Happy November! It’s my favorite time of year right now (aside from all of the insane weather we’ve been having here in the Northeast) because as we near Thanksgiving, it means PUMPKIN EVERYTHING!!!!!!!! I’ve always had a weakness for pumpkin pie, and at this point, if I see the word pumpkin in front of anything, I’ll eat or drink it.  The other day, we made marshmallows in class and all I could think was, “how good would this taste with pumpkin pie spice!?” The answer, as you will find out below, is….AMAZING!

For the cookies (this recipe comes directly from the Quaker Oats website, and it amazing as is):

2 cups all-purpose flour

1 1/3 cups Quaker Oats (quick or old fashioned)

1 tsp. baking soda

1 tsp. ground cinnamon

1/2 tsp salt

2 sticks butter, room temp

1 cup granulated sugar

1 cup packed brown sugar

1 cup pumpkin puree (not pumpkin pie filling)

1 large egg, room temp

1 tsp. vanilla

Preheat oven to 350

In a bowl, combine flour, oats, baking soda, cinnamon and salt. Mix and set aside.

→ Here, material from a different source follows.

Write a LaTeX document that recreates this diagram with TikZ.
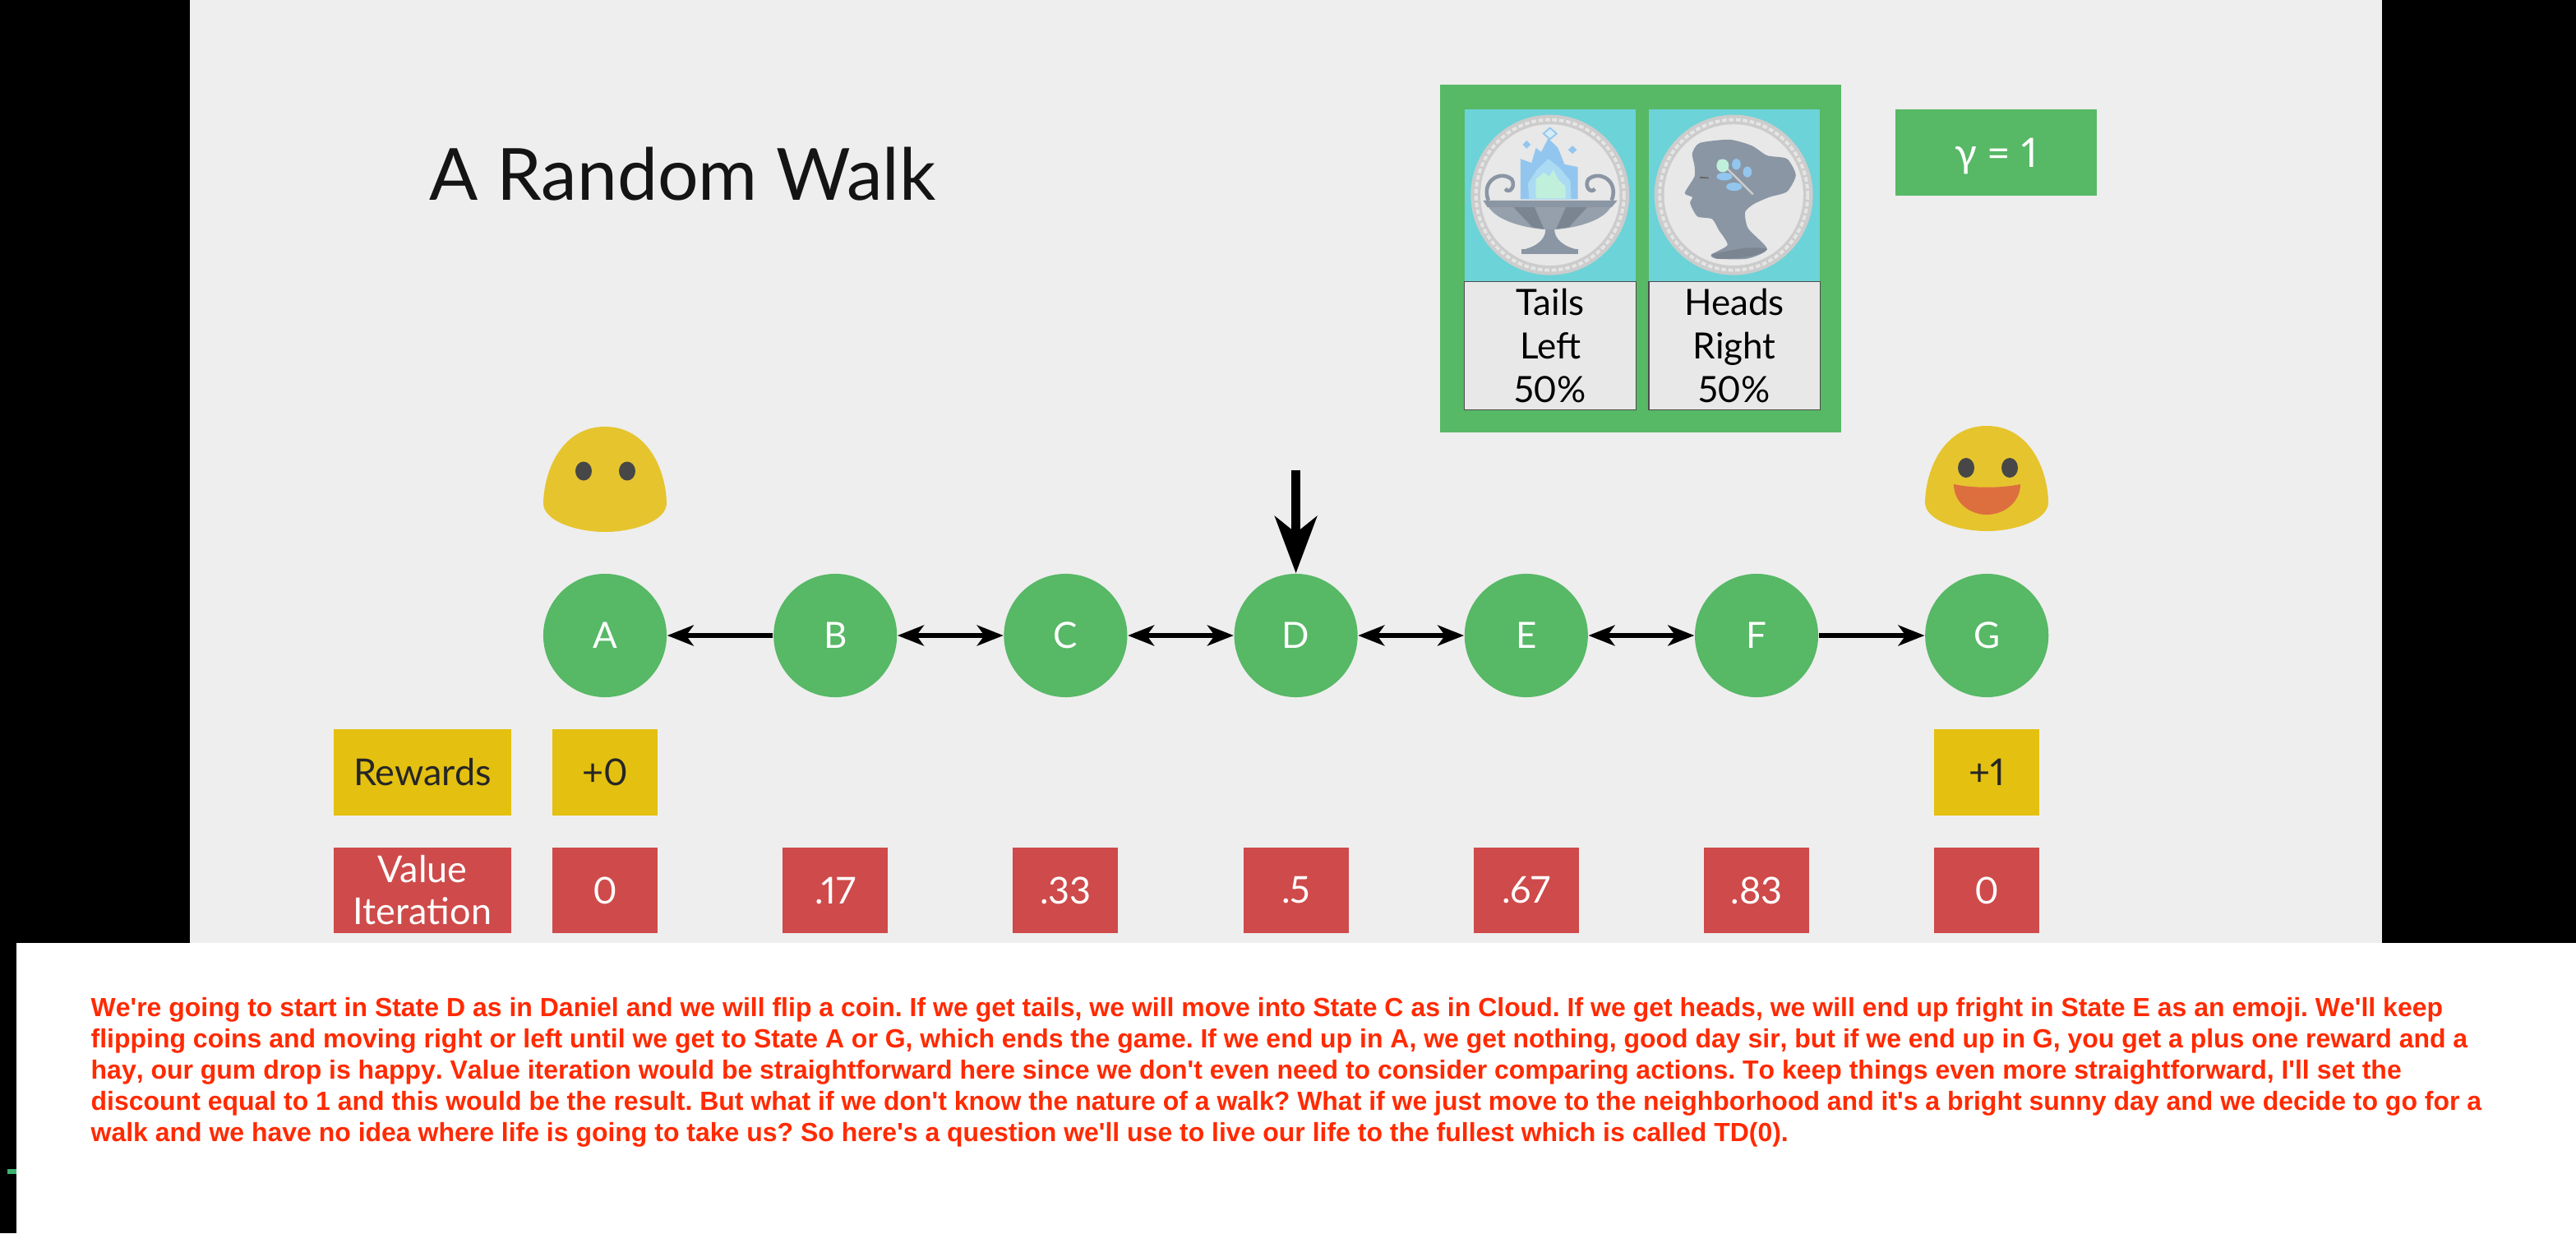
\documentclass[tikz,border=0pt]{standalone}
\usepackage{fontspec}
\usetikzlibrary{arrows.meta}
\setmainfont{Lato}[Numbers=Proportional]
\newfontfamily\capfont{Liberation Sans}[BoldFont={Liberation Sans Bold},BoldFeatures={Kerning=Off,Ligatures=NoCommon}]
\definecolor{slidebg}{HTML}{EEEEEE}
\definecolor{gr}{HTML}{57B866}
\definecolor{yl}{HTML}{E4C010}
\definecolor{rd}{HTML}{CF4A4A}
\definecolor{gum}{HTML}{E6C42E}
\definecolor{teal}{HTML}{6CD3D8}
\definecolor{capred}{HTML}{FF2A00}
\definecolor{slate}{HTML}{8A96A4}
\definecolor{slated}{HTML}{7A8591}
\definecolor{flame}{HTML}{93C6EE}
\definecolor{flamem}{HTML}{ABDAF3}
\definecolor{mint}{HTML}{C0F0DC}
\definecolor{tick}{HTML}{3CB371}
\definecolor{mouth}{HTML}{DD6F3E}
\tikzset{
  state/.style={circle,fill=gr,minimum size=1.5cm,inner sep=0pt,text=white,font=\fontsize{12.5}{15}\selectfont},
  rew/.style={rectangle,fill=yl,minimum width=1.28cm,minimum height=1.04cm,inner sep=0pt,text=black!85,font=\fontsize{12.8}{15}\selectfont},
  val/.style={rectangle,fill=rd,minimum width=1.28cm,minimum height=1.04cm,inner sep=0pt,text=white,font=\fontsize{12.8}{15}\selectfont},
  lab/.style={minimum width=2.16cm,align=center},
  coinbox/.style={rectangle,fill=teal,minimum width=2.08cm,minimum height=2.09cm,inner sep=0pt},
  txtbox/.style={rectangle,fill=black!9,draw=black!70,line width=.3pt,minimum width=2.08cm,minimum height=1.56cm,inner sep=0pt,align=center,font=\fontsize{12.5}{15.1}\selectfont},
  arr/.style={line width=1.5pt,-{Stealth[length=.32cm,width=.25cm,inset=.09cm]}},
  darr/.style={line width=1.5pt,{Stealth[length=.32cm,width=.25cm,inset=.09cm]}-{Stealth[length=.32cm,width=.25cm,inset=.09cm]}},
}
\begin{document}
\begin{tikzpicture}[x=0.01cm,y=-0.01cm]
\useasboundingbox (0,0) rectangle (3134,1500);
\fill[black] (0,0) rectangle (3134,1500);
\fill[slidebg] (231,0) rectangle (2898,1147);
\fill[white] (20,1147) rectangle (3134,1500);
\fill[tick] (9,1422) rectangle (20,1428);

% title
\node[anchor=base west,inner sep=0pt,font=\fontsize{24.9}{30}\selectfont,text=black!92] (title) at (522,243) {A Random Walk};

% coin panel
\node[rectangle,fill=gr,minimum width=4.88cm,minimum height=4.23cm,inner sep=0pt] (panel) at (1996,314.5) {};
\node[coinbox] (coinL) at (1886,237.5) {};
\node[coinbox] (coinR) at (2110,237.5) {};
\node[txtbox] (tL) at (1886,420.5) {Tails\\Left\\50\%};
\node[txtbox] (tR) at (2110,420.5) {Heads\\Right\\50\%};
\node[rectangle,fill=gr,minimum width=2.45cm,minimum height=1.05cm,inner sep=0pt,text=white,text height=10pt,text depth=0pt,font=\fontsize{14}{16}\selectfont] (gamma) at (2428.5,185.5) {γ = 1};

\begin{scope}[shift={(1740,90)},x=0.005357cm,y=-0.003333cm]
  % tails coin
  \fill[black!20] (272,442) ellipse [x radius=180,y radius=293];
  \draw[black!10,line width=1.1pt,dash pattern=on 1.6pt off .8pt] (272,442) ellipse [x radius=168,y radius=275];
  \fill[black!9] (272,442) ellipse [x radius=158,y radius=258];
  \fill[flame] (205,458)--(205,310)--(230,325)--(240,270)--(252,285)--(268,235)--(290,270)--(305,330)--(335,340)--(335,458)--cycle;
  \fill[flamem] (225,458)--(222,400)--(242,350)--(268,310)--(295,345)--(318,390)--(320,458)--cycle;
  \fill[mint] (240,455)--(240,385)--(258,360)--(270,375)--(280,350)--(290,385)--(307,410)--(307,455)--cycle;
  \filldraw[fill=flamem!50,draw=flame,line width=.5pt] (272,197)--(287,218)--(272,238)--(257,218)--cycle;
  \fill[flame] (219,243)--(228,258)--(219,273)--(210,258)--cycle;
  \fill[flame] (323,262)--(333,277)--(323,292)--(313,277)--cycle;
  \draw[slate,line width=1.3pt] (132,462) .. controls (115,390) and (160,350) .. (185,385) .. controls (195,410) and (180,440) .. (170,420);
  \draw[slate,line width=1.3pt] (412,462) .. controls (429,390) and (384,350) .. (359,385) .. controls (349,410) and (364,440) .. (374,420);
  \fill[slate!90] (130,480) .. controls (150,540) and (220,565) .. (272,570) .. controls (325,565) and (395,540) .. (412,480) -- cycle;
  \fill[slated] (185,480)--(235,480)--(258,566)--(232,560)--cycle;
  \fill[slated] (310,480)--(360,480)--(315,560)--(286,566)--cycle;
  \fill[slate] (120,462)--(425,462)--(412,487)--(130,487)--cycle;
  \fill[slate] (262,568) .. controls (262,600) and (245,630) .. (210,642) -- (335,642) .. controls (300,630) and (282,600) .. (282,568) -- cycle;
  \fill[slate] (208,640) rectangle (335,657);
  % heads coin
  \fill[black!20] (689,442) ellipse [x radius=180,y radius=293];
  \draw[black!10,line width=1.1pt,dash pattern=on 1.6pt off .8pt] (689,442) ellipse [x radius=168,y radius=275];
  \fill[black!9] (689,442) ellipse [x radius=158,y radius=258];
  \fill[slate] plot[smooth cycle,tension=.4] coordinates {(600,335) (595,290) (612,252) (680,240) (730,262) (765,298) (810,310) (830,370) (810,430) (770,450) (735,475) (715,505) (722,565) (765,640) (720,675) (650,675) (638,660) (675,625) (655,570) (640,530) (608,522) (596,495) (590,470) (595,450) (578,435) (600,375)};
  \fill[slated] (638,660) .. controls (680,645) and (730,625) .. (765,640) .. controls (750,665) and (700,678) .. (650,675) -- cycle;
  \draw[black!60,line width=.5pt] (612,378) -- (632,380);
  \draw[black!20,line width=.7pt] (655,315) -- (733,440);
  \fill[mint] (664,335) ellipse [x radius=14,y radius=24];
  \fill[flame] (668,375) ellipse [x radius=18,y radius=14];
  \fill[flame] (695,330) ellipse [x radius=10,y radius=20];
  \fill[flame] (690,412) ellipse [x radius=18,y radius=15];
  \fill[flame] (720,358) ellipse [x radius=10,y radius=20];
\end{scope}

% gumdrops
\fill[gum] (661,612) .. controls (662,570) and (685,519) .. (736,519) .. controls (787,519) and (810,570) .. (811,612) .. controls (811,634) and (770,647) .. (736,647) .. controls (702,647) and (661,634) .. (661,612) -- cycle;
\fill[black!72] (710,573) ellipse [x radius=10,y radius=11.5];
\fill[black!72] (763,573) ellipse [x radius=10,y radius=11.5];
\fill[gum] (2342,611) .. controls (2343,569) and (2366,518) .. (2417,518) .. controls (2468,518) and (2491,569) .. (2492,611) .. controls (2492,633) and (2451,646) .. (2417,646) .. controls (2383,646) and (2342,633) .. (2342,611) -- cycle;
\fill[black!72] (2392,569) ellipse [x radius=10,y radius=12];
\fill[black!72] (2445,569) ellipse [x radius=10,y radius=12];
\fill[mouth] (2377,589) .. controls (2400,594) and (2434,594) .. (2458,589) .. controls (2458,612) and (2437,626) .. (2417,626) .. controls (2397,626) and (2377,612) .. (2377,589) -- cycle;

% states
\node[state] (A) at (736,773) {A};
\node[state] (B) at (1016.2,773) {B};
\node[state] (C) at (1296.4,773) {C};
\node[state] (D) at (1576.6,773) {D};
\node[state] (E) at (1856.8,773) {E};
\node[state] (F) at (2137,773) {F};
\node[state] (G) at (2417.2,773) {G};
\draw[arr] (B) -- (A);
\draw[darr] (B) -- (C);
\draw[darr] (C) -- (D);
\draw[darr] (D) -- (E);
\draw[darr] (E) -- (F);
\draw[arr] (F) -- (G);
\coordinate (startpt) at (1576.6,572);
\draw[line width=3pt,-{Stealth[length=.69cm,width=.51cm,inset=.2cm]}] (startpt) -- (D);

% rewards
\node[rew,lab] (rl) at (514,939.5) {Rewards};
\node[rew] (ra) at (736,939.5) {+0};
\node[rew] (rg) at (2417.2,939.5) {+1};
% values
\node[val,lab,font=\fontsize{12.8}{14.5}\selectfont] (vl) at (514,1083) {Value\\Iteration};
\node[val] (va) at (736,1083) {0};
\node[val] (vb) at (1016.2,1083) {.17};
\node[val] (vc) at (1296.4,1083) {.33};
\node[val] (vd) at (1576.6,1083) {.5};
\node[val] (ve) at (1856.8,1083) {.67};
\node[val] (vf) at (2137,1083) {.83};
\node[val] (vg) at (2417.2,1083) {0};

% caption
\node[anchor=north west,inner sep=0pt,align=left,text=capred,font=\capfont\bfseries\frenchspacing\fontsize{9.09}{10.81}\selectfont] (caption) at (110,1213) {{\spaceskip=2.54pt\relax We're going to start in State D as in Daniel and we will flip a coin. If we get tails, we will move into State C as in Cloud. If we get heads, we will end up fright in State E as an emoji. We'll keep}\\
flipping coins and moving right or left until we get to State A or G, which ends the game. If we end up in A, we get nothing, good day sir, but if we end up in G, you get a plus one reward and a\\
hay, our gum drop is happy. Value iteration would be straightforward here since we don't even need to consider comparing actions. To keep things even more straightforward, I'll set the\\
discount equal to 1 and this would be the result. But what if we don't know the nature of a walk? What if we just move to the neighborhood and it's a bright sunny day and we decide to go for a\\
walk and we have no idea where life is going to take us? So here's a question we'll use to live our life to the fullest which is called TD(0).};
\end{tikzpicture}
\end{document}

In the bowl of your mixer, fitted with a paddle attachment, paddle the butter until soft and fluffy. Add in the sugars and continue paddling until well combined and nicely creamed. Add the pumpkin, egg and vanilla and mix until just combined. Add the flour in 3 batches, paddling until just combined after each addition. Line your baking sheet with parchment and scoop the cookies using an ice cream scooper. With wet hands, flatten the cookies into discs. Bake for approximately 10 minutes – you want the cookies to set but remain soft. Cool.

For the filling:

75g egg whites

240g granulated sugar

60g glucose or corn syrup


2 packets powdered gelatin or 15g (bloom the gelatin in 2/3 cup water)

1/2 tsp. vanilla extract

1 tsp. pumpkin pie spice

In your mixer, begin whipping the egg whites on medium speed. Once they reach soft peaks, turn the mixer down to it’s lowest setting and keep it stirring. Meanwhile, place the sugar in a VERY CLEAN pot and combine with just enough water to make it the texture of wet sand (like you’re building a turret on a sand castle). Add the glucose the sugar mixture and heat over medium heat until the mixture reaches 260 degrees. Turn the mixer up to medium-high and pour the sugar syrup in the bowl between the sides of the bowl and the whip. Add the gelatin and increase the speed, mixing until the bowl cools down and the mixture becomes fluffy. Stir in the vanilla and pumpkin pie spice.

Place the marshmallow in a piping bag and pipe a big old pile of filling on the undersides of half the cookies. Place another cookie on top and enjoy!

Note: You will have TONS of marshmallow filling so you might want to double the recipe. Or you can save it and use it for hot chocolate or any other confection you can think of!